Say the Cowboys are favored by 3 points against the Giants at the start of the week. You like Dallas and bet them at -3, risking $110 to win $100.

Over the next few days, injury news breaks and sharp money piles on Dallas. The line moves to Cowboys -6.5. You now bet the Giants at +6.5, again risking $110 to win $100.

Here is how the outcomes break down:

  • Cowboys win by 7 or more: You win the -6.5 ticket, lose the -3 ticket. Net result is roughly -$10 due to vig.
  • Cowboys win by 1 or 2: You win the -3 ticket, lose the +6.5 ticket. Same result, a small net loss.
  • Cowboys win by exactly 3: Your -3 bet pushes, +6.5 ticket wins. Net profit on the winning side.
  • Cowboys win by 4, 5, or 6: Both tickets win. You collect $200 in winnings against $220 risked, for a net profit of roughly $90.
  • Cowboys win by exactly 6: The +6.5 ticket wins, -3 ticket wins. Both cash.

The middle in this case is a Cowboys win by 4, 5, or 6. That is a three-point window, which hits a reasonable percentage of the time given how NFL final margins cluster around key numbers.

How to Calculate the Risk vs. Reward

Before you chase a middle, run the math. The core question is whether the probability of hitting the middle justifies the small net loss when you miss.

A straightforward way to evaluate this:

  1. Calculate the net loss if the middle does not hit. With standard -110 juice on both sides, two $110 bets total $220 risked. If the middle misses, you win one bet and lose the other, netting roughly -$10.
  2. Estimate the probability of the middle landing. Historical scoring distributions help here.
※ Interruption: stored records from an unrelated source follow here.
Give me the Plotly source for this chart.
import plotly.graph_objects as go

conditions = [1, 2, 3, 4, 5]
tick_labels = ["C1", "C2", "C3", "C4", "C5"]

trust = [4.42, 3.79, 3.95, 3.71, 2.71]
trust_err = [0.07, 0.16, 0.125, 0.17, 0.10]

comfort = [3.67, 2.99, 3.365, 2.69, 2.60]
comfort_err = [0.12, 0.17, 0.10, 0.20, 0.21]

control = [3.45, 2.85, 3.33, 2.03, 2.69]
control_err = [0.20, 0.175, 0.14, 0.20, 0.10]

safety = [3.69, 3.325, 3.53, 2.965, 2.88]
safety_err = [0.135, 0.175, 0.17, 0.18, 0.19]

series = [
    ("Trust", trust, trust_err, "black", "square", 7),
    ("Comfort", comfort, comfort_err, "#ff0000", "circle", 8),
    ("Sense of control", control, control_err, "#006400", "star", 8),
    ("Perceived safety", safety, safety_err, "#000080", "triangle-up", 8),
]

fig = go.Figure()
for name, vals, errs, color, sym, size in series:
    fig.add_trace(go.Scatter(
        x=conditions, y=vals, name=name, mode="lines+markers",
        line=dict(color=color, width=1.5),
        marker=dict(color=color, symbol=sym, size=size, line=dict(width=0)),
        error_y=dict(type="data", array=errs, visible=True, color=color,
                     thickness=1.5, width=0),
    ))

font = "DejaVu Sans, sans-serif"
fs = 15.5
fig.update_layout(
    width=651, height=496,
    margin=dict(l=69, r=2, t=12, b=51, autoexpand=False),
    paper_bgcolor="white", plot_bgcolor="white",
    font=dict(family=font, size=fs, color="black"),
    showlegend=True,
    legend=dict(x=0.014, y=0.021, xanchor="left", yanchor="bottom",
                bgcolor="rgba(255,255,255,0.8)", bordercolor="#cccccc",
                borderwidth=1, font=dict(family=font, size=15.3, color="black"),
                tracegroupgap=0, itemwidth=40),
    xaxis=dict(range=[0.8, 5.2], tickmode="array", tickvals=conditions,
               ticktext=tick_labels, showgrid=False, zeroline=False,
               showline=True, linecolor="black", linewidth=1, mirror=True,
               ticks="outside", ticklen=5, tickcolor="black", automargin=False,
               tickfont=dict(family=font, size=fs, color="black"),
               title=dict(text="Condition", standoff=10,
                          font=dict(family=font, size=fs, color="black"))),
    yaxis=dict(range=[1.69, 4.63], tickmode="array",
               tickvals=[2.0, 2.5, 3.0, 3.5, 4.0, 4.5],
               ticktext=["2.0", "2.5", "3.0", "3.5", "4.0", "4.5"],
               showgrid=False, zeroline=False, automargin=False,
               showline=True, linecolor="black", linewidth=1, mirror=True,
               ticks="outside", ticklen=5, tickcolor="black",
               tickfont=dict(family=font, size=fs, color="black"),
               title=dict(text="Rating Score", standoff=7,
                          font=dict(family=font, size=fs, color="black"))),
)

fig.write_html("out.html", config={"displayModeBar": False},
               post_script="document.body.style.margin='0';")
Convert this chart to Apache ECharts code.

In the NFL, final margins near key numbers like 3, 6, and 7 occur far more often than margins of 11 or 12.
  3. Compare expected value. If you have a 20% chance of winning an extra $200 and an 80% chance of losing $10, your expected value is positive: (0.20 x $200) - (0.80 x $10) = $40 - $8 = +$32.

Line Whale's EV Calculator can help you work through this math quickly on any bet.

When Middling Opportunities Are Most Likely to Appear

Not all line movement is created equal. The best middling setups tend to emerge from:

Sharp money triggering a move early in the week. Tracking steam moves, which represent coordinated sharp action across multiple books, can alert you to lines likely to keep moving. Line Whale's Steam Moves tool is built for exactly this.

Injury or weather news. A key player ruled out between Sunday and Thursday can swing a spread several points. If you already have a position from before the news, you may be sitting on a middle opportunity without realizing it.

Public overcorrection. Sportsbooks sometimes shade lines toward where recreational money is flowing, creating inefficiencies that a sharp bettor can exploit.

Checking live odds across all sports lets you see where the current market stands across books so you can spot line gaps as they develop.

Key Takeaways

  • Betting the middle means taking both sides of a game at different numbers, creating a window where both bets win.
  • The opportunity arises when a line moves significantly after your initial wager.
  • Middling is not arbitrage. You will typically lose a small amount when the middle does not hit. The goal is positive expected value over time.
  • Both totals and spreads can be middled. Wider windows and proximity to key numbers improve your odds.
  • Always calculate the risk-reward before placing the second bet. A three-point NFL window near a key number is often worth the play. A one-point window usually is not.
  • Shopping multiple sportsbooks is essential. Without access to different numbers, the strategy falls apart. Use Line Whale's sportsbook rankings to find which books consistently offer the best lines for your sport.

Middling will not come up every week. But when the setup is there and the math checks out, it is one of the few spots in sports betting where you can put yourself in a position to get paid on both sides of the same game.